The most important thing for businesses is to ensure that people receiving your messages don't perceive them to be Spam. None of us want the negative impact on our business or organisation of having our contacts thinking that we are spamming them, whether or not we are compliant according to the letter of the law.

Here are three key strategies to help ensure that your contacts do not perceive your messages to be Spam.

Ensure your contacts really are expecting your emails or SMS messages
e your There are 3 key things you need to do to comply with the Australian Spam Act - gain consent, identify the sender and allow people to easily unsubscribe. Included in the Act is a concept of an implied consent. However, to ensure that your emails are not perceived as spam, you need to make sure that your contacts know they have consented and are in fact expecting both the messages and the type of content you provide in them.

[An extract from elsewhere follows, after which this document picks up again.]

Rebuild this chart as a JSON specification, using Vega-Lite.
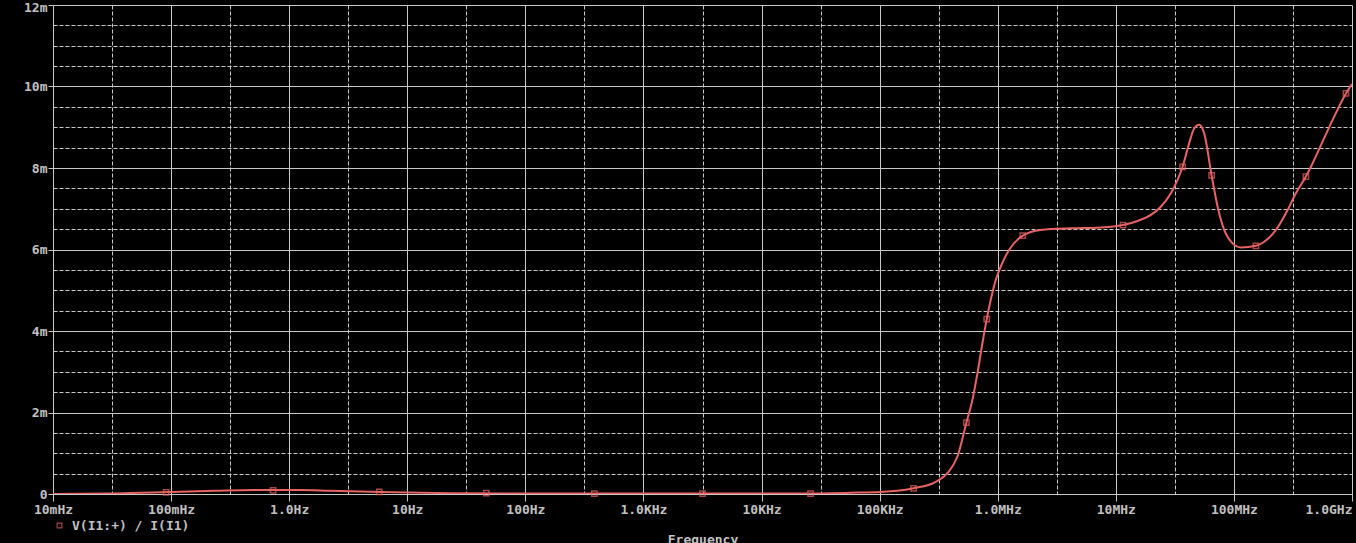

Here's a simple example of how to get acknowledged consent: you attend a networking event and have a conversation with someone who is very interested in what you do. You ask them “would you like to go on my mailing list to receive monthly information?”

If, however, you purchase something from a website and as part of the purchase there's a pre-ticked box asking you if you want to subscribe to their newsletter, then you may get a surprise when the first newsletter arrives. Not everyone will notice the tick box, or read the text beside it. Best practice is to have the tick box clear by default and require that the purchaser pro-actively chooses to opt in.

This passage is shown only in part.